On the positive side, Pentagon officials pointed out that newly-trained Iraqi Security Forces have become more capable, and a growing number of units are leading or playing significant roles in anti-insurgent missions.

``Increasingly, Iraqi Security Forces are taking the lead in operations and primary responsibility for the security of their nation," the report said. ``As of May 15, there were two Iraqi divisions, 16 brigades, and 63 Army and National Police battalions with security lead in their areas of responsibility."

Meanwhile, as of May 6, the Iraqi Ministry of Defense, Ministry of Interior, and Ministry of Finance have assumed control of 34 bases from US-led forces, according to the assessment. Though the Pentagon has acknowledged that Sunni Muslims in particular are not fully represented, the Iraqi security forces are becoming more representative of the country's ethnic breakdown -- Shi'ite, Sunni, Kurd, and other minorities.

The report also outlined growth trends in the Iraq economy and steady political progress, culminating with the establishment of a unity government in Baghdad earlier this month.

For example, the number of independent mass media outlets has steadily grown; new business registrations are up by nearly 10,000 from the more than 20,000 in early 2005; and weekly oil production has remained at more than 2 million barrels per week.

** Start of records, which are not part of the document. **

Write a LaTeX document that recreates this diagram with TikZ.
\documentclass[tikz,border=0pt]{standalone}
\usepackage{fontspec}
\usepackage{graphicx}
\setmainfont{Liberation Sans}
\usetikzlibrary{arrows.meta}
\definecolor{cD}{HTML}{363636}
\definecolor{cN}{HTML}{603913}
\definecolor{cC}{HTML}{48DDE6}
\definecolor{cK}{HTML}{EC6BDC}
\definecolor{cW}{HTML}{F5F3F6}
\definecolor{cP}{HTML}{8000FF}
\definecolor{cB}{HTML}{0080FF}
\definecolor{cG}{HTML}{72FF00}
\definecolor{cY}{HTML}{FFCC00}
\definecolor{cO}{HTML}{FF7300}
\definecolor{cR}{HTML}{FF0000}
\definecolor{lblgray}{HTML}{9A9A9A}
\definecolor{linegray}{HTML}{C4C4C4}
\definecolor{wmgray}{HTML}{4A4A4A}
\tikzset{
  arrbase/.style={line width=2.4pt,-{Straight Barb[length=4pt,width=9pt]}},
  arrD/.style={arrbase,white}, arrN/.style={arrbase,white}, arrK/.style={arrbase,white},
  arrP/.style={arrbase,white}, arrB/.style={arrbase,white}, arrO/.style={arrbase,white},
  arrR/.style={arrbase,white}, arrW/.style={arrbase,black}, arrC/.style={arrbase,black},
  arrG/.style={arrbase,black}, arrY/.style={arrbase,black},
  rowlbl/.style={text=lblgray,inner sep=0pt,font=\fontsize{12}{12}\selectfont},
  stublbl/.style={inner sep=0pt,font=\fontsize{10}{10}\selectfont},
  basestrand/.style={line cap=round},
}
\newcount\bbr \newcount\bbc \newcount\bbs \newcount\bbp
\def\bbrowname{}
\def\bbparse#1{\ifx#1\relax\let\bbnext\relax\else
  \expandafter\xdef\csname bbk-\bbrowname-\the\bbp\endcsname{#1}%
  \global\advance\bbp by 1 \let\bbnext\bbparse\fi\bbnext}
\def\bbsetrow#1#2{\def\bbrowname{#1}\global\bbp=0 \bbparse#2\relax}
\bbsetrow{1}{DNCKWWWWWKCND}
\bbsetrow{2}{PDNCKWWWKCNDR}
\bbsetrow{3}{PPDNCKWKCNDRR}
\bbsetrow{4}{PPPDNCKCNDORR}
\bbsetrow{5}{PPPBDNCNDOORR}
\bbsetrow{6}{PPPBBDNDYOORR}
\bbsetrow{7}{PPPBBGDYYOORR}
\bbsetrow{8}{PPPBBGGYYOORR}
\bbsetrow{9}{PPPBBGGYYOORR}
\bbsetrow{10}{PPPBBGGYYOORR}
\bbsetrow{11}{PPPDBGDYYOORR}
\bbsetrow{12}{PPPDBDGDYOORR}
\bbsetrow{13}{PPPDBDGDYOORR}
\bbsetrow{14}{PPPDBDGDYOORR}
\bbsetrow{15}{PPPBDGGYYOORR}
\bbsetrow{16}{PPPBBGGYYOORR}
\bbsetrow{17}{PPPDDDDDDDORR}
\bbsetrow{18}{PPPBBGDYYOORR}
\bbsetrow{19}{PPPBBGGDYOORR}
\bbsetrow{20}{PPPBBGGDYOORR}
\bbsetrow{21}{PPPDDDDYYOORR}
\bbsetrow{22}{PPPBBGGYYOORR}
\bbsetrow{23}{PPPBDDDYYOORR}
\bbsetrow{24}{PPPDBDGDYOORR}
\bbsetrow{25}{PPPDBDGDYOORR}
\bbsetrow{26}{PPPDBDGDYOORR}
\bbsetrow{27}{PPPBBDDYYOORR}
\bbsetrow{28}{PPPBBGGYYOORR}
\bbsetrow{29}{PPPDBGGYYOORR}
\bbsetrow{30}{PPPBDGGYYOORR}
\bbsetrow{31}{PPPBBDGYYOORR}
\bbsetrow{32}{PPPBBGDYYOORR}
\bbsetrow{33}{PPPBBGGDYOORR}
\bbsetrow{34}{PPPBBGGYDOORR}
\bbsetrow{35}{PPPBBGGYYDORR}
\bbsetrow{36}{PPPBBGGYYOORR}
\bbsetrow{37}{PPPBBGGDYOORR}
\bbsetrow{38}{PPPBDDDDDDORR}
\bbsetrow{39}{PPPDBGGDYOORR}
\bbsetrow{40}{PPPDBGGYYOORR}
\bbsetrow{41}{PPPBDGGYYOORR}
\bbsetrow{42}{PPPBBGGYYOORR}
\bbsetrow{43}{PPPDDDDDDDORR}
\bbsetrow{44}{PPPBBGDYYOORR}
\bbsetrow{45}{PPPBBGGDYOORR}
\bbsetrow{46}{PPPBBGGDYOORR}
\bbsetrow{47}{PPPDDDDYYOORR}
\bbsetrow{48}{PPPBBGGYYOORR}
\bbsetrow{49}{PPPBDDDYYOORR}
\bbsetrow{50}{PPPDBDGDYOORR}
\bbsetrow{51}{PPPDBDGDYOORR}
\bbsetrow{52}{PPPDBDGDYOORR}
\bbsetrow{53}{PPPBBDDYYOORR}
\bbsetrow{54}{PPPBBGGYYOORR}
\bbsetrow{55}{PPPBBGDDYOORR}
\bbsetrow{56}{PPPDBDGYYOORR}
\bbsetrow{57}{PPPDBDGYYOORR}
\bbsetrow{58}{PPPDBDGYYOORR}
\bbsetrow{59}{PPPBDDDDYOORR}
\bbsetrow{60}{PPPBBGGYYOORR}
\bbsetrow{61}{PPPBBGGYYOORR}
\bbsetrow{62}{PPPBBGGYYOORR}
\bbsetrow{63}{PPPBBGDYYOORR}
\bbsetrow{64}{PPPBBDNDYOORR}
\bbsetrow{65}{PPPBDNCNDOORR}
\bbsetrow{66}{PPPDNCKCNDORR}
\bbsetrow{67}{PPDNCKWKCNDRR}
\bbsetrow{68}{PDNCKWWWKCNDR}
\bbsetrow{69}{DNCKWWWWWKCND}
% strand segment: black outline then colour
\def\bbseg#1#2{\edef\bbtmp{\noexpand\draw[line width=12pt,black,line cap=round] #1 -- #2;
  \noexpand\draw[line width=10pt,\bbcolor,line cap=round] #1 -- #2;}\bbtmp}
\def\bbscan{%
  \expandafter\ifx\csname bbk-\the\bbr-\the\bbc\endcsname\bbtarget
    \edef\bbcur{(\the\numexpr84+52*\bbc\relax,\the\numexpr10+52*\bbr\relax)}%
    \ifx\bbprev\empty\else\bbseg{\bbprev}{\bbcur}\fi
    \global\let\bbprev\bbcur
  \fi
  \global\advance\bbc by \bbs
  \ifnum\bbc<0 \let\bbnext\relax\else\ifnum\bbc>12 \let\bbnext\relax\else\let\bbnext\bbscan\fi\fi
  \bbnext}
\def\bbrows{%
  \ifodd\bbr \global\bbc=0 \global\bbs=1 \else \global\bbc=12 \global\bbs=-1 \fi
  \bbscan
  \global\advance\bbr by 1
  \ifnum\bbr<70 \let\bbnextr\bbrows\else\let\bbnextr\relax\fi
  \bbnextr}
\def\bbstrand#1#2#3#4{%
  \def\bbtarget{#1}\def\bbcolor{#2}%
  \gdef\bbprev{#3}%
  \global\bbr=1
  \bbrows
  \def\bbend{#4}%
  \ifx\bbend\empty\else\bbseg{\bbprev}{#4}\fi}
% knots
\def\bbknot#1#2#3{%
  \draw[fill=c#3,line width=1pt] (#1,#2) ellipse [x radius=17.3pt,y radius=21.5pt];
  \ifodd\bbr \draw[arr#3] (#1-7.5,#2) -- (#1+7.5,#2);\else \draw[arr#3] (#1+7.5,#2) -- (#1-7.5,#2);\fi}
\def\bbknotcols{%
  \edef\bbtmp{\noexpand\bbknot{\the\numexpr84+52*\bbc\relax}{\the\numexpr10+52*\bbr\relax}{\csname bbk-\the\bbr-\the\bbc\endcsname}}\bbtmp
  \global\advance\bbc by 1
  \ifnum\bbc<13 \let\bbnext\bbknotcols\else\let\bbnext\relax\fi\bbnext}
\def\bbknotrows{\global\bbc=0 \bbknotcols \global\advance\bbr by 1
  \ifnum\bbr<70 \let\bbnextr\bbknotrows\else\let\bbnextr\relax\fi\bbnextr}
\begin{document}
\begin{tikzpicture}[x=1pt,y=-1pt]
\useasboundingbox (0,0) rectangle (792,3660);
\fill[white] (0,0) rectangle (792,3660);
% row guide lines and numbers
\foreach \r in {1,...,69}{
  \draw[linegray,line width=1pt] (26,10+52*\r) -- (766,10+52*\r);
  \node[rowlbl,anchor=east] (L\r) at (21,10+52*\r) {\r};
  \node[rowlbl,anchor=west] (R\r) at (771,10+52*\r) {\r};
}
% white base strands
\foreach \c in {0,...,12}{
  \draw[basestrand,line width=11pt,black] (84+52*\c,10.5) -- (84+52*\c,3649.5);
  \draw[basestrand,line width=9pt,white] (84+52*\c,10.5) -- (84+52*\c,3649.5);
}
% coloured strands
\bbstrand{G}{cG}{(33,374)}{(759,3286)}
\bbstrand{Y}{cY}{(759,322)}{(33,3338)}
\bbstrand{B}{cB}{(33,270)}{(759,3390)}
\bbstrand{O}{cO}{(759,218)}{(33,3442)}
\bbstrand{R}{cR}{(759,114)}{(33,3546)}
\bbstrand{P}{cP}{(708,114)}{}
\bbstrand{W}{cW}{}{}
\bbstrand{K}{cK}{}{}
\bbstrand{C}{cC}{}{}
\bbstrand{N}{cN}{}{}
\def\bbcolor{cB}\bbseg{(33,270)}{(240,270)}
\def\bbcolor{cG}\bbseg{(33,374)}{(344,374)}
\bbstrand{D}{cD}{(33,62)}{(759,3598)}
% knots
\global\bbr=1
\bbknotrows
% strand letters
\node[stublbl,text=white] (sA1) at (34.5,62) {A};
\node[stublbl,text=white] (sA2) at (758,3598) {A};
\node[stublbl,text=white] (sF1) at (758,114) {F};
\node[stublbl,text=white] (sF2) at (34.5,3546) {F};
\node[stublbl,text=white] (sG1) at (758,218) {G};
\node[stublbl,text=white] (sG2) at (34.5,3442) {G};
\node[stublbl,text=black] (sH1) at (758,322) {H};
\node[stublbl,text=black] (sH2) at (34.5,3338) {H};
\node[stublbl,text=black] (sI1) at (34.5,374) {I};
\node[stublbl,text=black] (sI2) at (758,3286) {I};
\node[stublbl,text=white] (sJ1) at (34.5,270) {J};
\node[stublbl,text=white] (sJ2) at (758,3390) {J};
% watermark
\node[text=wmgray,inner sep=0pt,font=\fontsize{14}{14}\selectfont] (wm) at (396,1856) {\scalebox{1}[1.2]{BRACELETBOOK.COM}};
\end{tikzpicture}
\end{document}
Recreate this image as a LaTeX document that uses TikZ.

At the same time, polling data has indicated that most Iraqis do not support violence as a political tool -- a sign that support for the insurgency may be falling, officials said. For example, after the Feb. 22 attack on a revered Shi'ite Muslim shrine in Samarra, 96 percent of Iraqis said such attacks were not acceptable. Another poll cited in the Pentagon report showed that 78 percent of Iraqis believed violence was never acceptable.

Meanwhile coalition forces have received more than 4,500 tips per month from average Iraqis about potential insurgent operations, up dramatically from about 400 in March 2005.